Well you know what?! I’m fed up. I’m fed up with being held back. I’m fed up with this stupid antiquated system that keeps me from growing and learning and exploring the world and myself.

Not only am I fed up. I’m ready to do something about it. And I don’t mean volunteering at the soup kitchen or donating five dollars to a cause. Saving the whales doesn’t cut it anymore. If I want a better world it needs a complete overhaul of the system that creates and perpetuates harming the whales in the first place.

I’m not afraid either. I’m at the point where I need to make a binary decision – either continue to support the system that holds me back or work towards an alternative. I’m not a pushover. And I’m not a loose cannon either. I am smart. I won’t be careless with where I put my time and efforts.

Even though I know it will be a long road to travel, I see this change as inevitable. But if I’m going to take any risk for a better life for myself I have a better chance at the unknown than I do at the system fundamentally designed to keep me struggling.

I will not let myself become yet another person on their deathbed with only one regret – everything I didn’t do. I am going to spend my energy on something that may give the next generation a chance. Even if that chance is small the odds are still better than a system designed to suck the life out of me and everyone else after me.

I am aware that this will be a long road and I may or may not even live long enough to bask in the accomplishment but this lunacy has to end. A generation has to step up at some point and say enough is enough.

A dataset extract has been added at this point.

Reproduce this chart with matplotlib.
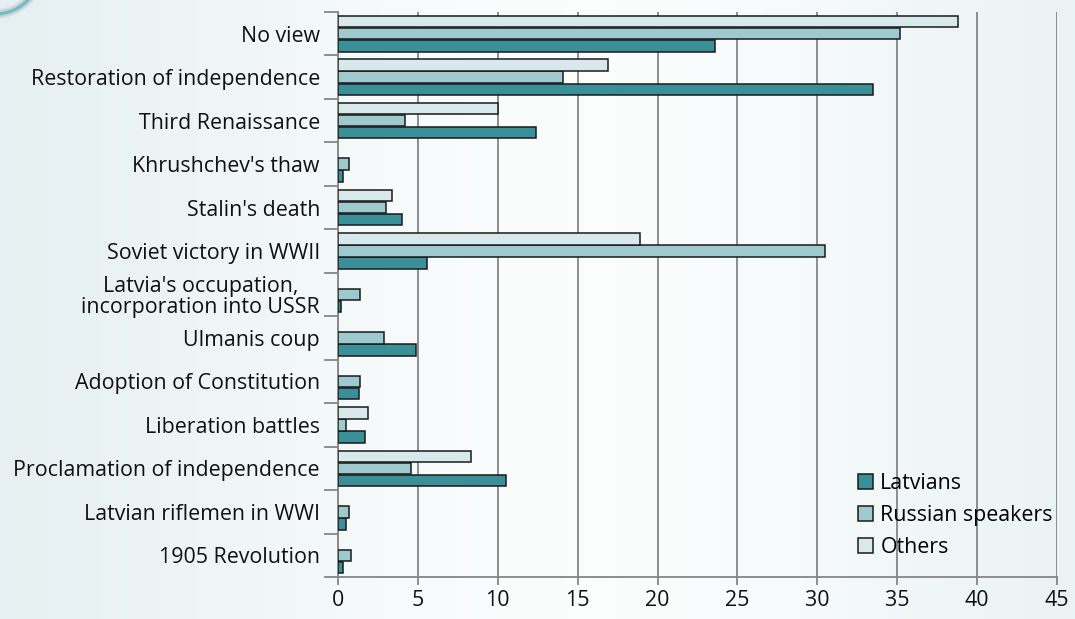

Starting today I will be traveling towards a better life for me and a better social system for all.

And I am ready to grow as a human being while I travel this road. I am so much more. I am not afraid. I am ready.


Activate Us is a project for all the Sophias in the world. It practices an economic model called Aikido Economics that unlocks financial wealth previously siphoned off by the Capitalist Shareholder model, rerouting it back to the people and businesses they work in. 

Activate Us also practices a collaborative social structure far more dynamic than the limiting hierarchal style. Organisations are directed by the people who work in them, and evolve based on their needs and the needs of the community and environment they are a part of. 

This union – of a more powerful economic model with the guiding principles of intuition – combine to form a bridge, taking us from the groundless logic of our current Finance Based Economy to a Resource Based Economy much more in tune with human consciousness and natural environmental rhythms. 

The Bridge is altogether more superior than any socio-economic model in modern history. It balances responsibility with prosperity by fostering and exploring humanity while increasing our standard of living along the way. 

When RBE is commonplace Activate Us will have done its job and “the Bridge” will also become obsolete.

Sophia is right to want more. Because there is more. And the time has come to Activate Us all.